I've been busy settling into a new full-time job, and certainly having a full-time job has been a fine thing; however, I've somehow fallen behind in everything else I do. And here it is ruddy October already. Oh well. Here are a few of the animals I met on safari in the garden this past summer.


This guy showed up in a drain at the top of our driveway, hopping up and down and bashing his head against the grate.  I caught him and hung on to him long enough to get a photo. Above, he's briefly escaped and sitting, astonished, before I caught him again.

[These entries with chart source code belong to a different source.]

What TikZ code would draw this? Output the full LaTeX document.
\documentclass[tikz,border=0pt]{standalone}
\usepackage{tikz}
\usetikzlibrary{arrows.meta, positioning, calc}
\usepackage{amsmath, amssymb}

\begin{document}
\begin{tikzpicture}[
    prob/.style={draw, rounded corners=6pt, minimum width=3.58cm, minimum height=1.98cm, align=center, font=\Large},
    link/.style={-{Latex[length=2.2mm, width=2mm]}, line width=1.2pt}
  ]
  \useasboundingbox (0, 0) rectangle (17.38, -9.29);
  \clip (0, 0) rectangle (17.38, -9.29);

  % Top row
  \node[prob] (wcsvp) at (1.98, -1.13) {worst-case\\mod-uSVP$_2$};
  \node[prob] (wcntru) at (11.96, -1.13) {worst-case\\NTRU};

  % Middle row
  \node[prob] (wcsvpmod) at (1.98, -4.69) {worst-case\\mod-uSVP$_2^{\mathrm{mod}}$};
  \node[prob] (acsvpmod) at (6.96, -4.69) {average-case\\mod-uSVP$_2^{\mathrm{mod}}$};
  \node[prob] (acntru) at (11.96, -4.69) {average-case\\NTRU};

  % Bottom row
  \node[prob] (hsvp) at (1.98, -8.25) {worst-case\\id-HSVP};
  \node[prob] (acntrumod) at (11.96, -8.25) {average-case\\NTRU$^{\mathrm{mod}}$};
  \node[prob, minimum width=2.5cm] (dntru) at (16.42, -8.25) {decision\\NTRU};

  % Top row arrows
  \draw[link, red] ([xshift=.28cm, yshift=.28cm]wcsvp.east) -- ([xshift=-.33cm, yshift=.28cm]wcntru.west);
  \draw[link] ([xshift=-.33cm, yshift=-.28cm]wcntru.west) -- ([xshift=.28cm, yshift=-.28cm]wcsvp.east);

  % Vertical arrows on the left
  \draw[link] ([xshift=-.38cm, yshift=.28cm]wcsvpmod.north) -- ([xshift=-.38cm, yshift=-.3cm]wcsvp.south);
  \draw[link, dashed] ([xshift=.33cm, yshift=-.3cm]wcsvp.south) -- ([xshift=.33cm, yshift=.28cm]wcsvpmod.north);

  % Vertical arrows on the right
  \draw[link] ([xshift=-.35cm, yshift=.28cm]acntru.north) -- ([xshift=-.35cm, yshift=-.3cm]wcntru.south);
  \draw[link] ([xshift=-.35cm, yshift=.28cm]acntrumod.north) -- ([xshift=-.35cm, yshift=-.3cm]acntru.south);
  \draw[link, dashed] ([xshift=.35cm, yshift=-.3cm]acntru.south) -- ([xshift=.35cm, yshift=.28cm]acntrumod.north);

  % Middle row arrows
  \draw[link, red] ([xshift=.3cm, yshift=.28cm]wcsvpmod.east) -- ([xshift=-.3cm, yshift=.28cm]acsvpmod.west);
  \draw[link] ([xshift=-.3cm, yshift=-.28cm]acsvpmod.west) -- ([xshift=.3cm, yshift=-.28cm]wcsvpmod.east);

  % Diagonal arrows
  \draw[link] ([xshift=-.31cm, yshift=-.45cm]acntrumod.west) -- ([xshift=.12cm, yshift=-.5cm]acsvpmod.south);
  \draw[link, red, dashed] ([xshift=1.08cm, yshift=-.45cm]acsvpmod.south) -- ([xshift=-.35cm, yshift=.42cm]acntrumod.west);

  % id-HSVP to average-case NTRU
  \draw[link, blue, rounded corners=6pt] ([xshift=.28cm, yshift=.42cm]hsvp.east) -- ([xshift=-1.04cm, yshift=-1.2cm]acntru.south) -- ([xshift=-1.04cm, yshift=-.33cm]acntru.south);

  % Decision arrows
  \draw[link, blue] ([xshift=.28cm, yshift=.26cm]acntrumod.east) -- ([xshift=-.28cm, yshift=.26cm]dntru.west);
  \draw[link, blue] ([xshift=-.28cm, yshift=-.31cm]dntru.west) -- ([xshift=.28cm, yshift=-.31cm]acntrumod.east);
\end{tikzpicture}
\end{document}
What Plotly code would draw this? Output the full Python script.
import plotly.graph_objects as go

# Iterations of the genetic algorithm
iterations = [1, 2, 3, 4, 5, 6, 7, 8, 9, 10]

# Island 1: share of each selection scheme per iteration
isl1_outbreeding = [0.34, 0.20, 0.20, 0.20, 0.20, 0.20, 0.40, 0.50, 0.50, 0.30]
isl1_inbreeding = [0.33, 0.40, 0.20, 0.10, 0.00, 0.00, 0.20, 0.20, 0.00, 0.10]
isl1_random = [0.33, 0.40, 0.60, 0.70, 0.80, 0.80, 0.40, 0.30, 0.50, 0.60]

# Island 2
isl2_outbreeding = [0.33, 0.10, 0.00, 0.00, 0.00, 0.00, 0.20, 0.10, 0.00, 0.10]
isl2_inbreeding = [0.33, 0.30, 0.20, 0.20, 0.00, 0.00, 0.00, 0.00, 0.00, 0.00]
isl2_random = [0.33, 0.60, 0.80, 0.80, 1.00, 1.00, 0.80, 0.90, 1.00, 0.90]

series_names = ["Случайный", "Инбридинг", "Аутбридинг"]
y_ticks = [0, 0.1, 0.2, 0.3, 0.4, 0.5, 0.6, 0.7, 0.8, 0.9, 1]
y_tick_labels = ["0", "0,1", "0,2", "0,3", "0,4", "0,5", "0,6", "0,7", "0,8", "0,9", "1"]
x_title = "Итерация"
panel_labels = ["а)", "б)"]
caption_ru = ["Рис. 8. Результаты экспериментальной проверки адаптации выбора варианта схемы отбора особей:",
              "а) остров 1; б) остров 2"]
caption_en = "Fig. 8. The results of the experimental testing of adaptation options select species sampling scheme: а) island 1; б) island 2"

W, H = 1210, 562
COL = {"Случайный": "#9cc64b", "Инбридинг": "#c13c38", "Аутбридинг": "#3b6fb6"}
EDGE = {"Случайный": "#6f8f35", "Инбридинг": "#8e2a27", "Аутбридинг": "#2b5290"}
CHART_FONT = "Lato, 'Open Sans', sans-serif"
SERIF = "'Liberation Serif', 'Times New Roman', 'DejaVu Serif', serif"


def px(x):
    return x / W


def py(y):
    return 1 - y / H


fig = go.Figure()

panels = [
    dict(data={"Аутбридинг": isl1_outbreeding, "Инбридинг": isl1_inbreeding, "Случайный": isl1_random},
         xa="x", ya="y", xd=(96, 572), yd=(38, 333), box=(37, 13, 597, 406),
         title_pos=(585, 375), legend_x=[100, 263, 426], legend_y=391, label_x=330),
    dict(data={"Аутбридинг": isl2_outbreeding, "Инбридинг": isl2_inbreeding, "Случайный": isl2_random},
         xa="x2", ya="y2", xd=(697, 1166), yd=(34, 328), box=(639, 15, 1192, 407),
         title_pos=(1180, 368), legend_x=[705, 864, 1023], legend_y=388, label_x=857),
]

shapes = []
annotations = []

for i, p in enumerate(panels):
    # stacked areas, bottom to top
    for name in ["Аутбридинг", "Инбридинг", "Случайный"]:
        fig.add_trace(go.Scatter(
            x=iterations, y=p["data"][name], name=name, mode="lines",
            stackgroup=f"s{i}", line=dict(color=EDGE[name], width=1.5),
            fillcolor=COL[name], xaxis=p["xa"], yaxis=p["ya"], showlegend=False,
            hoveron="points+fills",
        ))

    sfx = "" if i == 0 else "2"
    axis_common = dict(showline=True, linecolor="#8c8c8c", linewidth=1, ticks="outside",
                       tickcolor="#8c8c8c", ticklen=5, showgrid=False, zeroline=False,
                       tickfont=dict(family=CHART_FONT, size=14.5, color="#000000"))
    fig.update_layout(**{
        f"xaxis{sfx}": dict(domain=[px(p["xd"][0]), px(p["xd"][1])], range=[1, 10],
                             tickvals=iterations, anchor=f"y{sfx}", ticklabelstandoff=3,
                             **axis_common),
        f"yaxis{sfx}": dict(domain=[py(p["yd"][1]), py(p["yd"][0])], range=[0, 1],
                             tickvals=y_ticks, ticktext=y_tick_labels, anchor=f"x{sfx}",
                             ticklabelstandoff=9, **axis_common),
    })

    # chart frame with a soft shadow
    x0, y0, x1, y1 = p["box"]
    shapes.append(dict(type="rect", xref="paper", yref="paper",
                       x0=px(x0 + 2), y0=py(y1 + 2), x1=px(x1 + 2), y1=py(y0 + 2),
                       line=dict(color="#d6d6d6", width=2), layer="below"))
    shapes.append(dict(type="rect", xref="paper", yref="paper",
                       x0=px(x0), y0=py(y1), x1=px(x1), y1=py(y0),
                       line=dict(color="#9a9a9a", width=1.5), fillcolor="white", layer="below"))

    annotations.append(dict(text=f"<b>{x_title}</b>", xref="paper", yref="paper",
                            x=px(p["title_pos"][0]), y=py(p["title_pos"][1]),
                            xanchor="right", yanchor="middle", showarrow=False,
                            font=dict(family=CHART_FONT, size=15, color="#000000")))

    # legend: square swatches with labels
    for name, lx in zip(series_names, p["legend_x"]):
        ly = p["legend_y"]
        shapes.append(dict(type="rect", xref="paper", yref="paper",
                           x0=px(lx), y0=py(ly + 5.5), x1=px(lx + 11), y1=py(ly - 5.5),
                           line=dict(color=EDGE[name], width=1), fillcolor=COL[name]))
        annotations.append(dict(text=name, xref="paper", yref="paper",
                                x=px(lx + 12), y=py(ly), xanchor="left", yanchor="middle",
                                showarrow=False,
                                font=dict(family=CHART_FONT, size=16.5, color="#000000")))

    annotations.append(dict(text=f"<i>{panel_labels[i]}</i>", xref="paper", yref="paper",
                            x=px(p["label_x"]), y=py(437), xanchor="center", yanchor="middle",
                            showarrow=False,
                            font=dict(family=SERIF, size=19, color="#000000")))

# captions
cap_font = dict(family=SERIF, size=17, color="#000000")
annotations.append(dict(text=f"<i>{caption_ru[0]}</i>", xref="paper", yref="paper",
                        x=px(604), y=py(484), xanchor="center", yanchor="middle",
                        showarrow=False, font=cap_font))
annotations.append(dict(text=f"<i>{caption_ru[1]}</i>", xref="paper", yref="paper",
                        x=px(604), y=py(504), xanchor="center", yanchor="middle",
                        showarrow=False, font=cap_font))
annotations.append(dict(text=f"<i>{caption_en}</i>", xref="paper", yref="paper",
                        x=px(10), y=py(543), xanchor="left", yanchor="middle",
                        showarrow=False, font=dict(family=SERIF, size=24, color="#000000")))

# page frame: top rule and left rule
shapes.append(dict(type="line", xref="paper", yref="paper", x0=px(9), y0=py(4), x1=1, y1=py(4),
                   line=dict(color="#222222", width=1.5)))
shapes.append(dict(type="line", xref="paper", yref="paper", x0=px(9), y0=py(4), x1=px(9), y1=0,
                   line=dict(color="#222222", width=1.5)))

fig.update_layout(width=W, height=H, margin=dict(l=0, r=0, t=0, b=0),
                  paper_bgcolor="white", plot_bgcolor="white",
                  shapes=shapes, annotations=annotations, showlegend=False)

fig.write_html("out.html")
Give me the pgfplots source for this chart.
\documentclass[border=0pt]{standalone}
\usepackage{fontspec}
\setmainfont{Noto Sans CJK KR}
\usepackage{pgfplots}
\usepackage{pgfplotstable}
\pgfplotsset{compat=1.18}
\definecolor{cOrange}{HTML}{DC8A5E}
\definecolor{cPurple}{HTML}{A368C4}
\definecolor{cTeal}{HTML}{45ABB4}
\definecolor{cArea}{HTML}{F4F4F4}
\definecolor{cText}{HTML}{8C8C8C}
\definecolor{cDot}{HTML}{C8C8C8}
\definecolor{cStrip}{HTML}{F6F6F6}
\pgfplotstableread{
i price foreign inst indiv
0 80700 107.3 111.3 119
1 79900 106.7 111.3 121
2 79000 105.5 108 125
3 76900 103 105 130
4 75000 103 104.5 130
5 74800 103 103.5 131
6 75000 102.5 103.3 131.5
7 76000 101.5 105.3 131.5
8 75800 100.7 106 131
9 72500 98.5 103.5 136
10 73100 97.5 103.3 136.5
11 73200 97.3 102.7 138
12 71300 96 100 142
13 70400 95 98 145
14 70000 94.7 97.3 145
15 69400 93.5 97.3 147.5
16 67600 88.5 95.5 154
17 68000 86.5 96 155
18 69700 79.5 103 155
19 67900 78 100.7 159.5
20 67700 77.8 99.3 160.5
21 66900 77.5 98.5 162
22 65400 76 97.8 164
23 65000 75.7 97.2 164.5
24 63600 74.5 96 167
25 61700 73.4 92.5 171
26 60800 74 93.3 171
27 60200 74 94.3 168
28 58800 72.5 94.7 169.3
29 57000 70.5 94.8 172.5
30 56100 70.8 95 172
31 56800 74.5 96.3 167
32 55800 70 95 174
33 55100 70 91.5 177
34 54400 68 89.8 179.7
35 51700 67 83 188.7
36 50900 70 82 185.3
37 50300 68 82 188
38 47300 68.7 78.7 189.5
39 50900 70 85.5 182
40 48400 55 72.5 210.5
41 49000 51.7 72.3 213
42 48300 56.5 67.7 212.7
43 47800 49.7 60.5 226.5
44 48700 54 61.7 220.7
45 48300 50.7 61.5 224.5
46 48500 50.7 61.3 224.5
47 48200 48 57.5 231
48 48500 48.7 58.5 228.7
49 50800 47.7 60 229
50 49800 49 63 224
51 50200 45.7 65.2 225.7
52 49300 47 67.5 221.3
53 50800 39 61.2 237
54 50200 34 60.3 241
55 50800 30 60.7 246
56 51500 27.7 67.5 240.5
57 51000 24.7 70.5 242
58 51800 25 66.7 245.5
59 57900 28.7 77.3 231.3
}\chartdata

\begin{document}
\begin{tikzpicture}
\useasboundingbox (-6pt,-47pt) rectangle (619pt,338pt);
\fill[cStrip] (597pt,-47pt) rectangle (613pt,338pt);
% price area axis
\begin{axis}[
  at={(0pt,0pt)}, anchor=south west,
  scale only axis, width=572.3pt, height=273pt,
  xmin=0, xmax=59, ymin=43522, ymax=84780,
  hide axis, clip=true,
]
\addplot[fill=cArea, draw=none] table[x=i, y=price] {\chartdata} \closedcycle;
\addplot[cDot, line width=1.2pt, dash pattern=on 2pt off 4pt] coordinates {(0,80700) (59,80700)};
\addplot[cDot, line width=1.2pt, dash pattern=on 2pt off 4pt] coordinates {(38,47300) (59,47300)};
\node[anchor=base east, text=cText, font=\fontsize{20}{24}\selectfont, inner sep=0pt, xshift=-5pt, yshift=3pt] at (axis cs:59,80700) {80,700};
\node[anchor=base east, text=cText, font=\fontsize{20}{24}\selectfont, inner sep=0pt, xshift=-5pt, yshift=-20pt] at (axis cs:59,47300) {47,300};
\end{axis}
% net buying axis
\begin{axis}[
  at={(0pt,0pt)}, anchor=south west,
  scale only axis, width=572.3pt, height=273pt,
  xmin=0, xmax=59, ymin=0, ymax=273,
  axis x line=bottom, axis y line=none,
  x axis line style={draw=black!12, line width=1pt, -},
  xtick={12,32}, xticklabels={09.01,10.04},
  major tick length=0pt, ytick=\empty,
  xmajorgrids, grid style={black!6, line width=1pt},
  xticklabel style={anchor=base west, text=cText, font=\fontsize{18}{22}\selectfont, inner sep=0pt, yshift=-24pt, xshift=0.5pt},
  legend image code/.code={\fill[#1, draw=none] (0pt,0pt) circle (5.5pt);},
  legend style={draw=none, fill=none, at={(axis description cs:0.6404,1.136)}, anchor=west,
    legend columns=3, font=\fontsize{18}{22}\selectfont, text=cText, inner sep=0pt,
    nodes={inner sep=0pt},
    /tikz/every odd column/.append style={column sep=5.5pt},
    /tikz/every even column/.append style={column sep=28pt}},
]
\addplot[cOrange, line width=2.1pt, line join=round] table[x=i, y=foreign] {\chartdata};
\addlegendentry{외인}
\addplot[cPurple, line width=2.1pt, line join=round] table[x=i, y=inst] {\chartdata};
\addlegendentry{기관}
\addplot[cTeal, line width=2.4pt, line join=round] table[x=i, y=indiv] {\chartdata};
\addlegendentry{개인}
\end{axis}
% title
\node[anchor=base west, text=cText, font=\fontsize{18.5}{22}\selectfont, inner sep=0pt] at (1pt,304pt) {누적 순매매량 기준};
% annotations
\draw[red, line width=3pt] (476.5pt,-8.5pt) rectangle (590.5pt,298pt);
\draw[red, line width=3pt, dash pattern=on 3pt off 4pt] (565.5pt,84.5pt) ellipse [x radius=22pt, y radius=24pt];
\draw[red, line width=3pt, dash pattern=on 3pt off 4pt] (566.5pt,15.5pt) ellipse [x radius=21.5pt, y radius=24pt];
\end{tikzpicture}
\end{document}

I am pretty sure he is a green frog. OK, don't try and get funny with me. I know he is a frog. I know he is green. I mean a green frog, as in Rana clamitans. Green frogs are native to the eastern United States but now found in parts of Washington State. Such as our drainage ditch. I, too, am native to the eastern United States, so we had quite a friendly chat before I set him free.  We often hear him croaking loudly on damp evenings.

Gracious. Would you just look at what's going on in the daisy patch.  I'm afraid all I can tell you is that these are beetles. My field guides and the Internet are letting me down big time, hence no more specific identification. Whatever they are, they are making more of themselves. They also trundle about the daisies covered with pollen so they're helping to make more daisies, too.
Sometimes the whatever-they-are beetles get all shy and stuff, and hide, which is rather ridiculous seeing as to what they're perfectly happy getting up to right in the town square.
This fat little fellow is a well-fed aphid.
One of our many garden snails enjoying an ooze along a rock on a very wet day.

I can't see the pattern on the head of this lady beetle, so I can't tell you if it is a spotless lady beetle, even though it is obviously spotless, because it could be a spotless spotted beetle.

This may be a six-spotted orb weaver. Or it may not. I often see crab spiders but this doesn' t look like any of those even though this capture of a bee is typical of crab spiders. (Alas, crab spider photos from this summer are probably  miscatalogued and I can't find them....)  But there appears to be webbing over the unfortunate bee's abdomen, which lends credence to the orb-weaver bit. The daisy petals were curled around the grisly scene. 

I was wondering who was chewing the petals neatly off the daisies and then gobbling their interiors. I found this guy scooping up the yellow area as if he were face first in a big bowl of lemon custard.

A European garden spider checks out the center of a cosmos.

A hoverfly sips nectar from one of the dahlias. Completely harmless but looks like a bee so that predators and nosy people hesitate to come close.

This cheerful guy was perched on my Subaru window one summer morning. All I can tell you is that it's a katydid. I'm afraid my so-called "Insects of the Pacific Northwest" field guide has only about 5 orthopterans in it, and green katydids aren't among them. He was very large and had splendid antennae.
A leafhopper tiptoes along a 'Munstead White' columbine.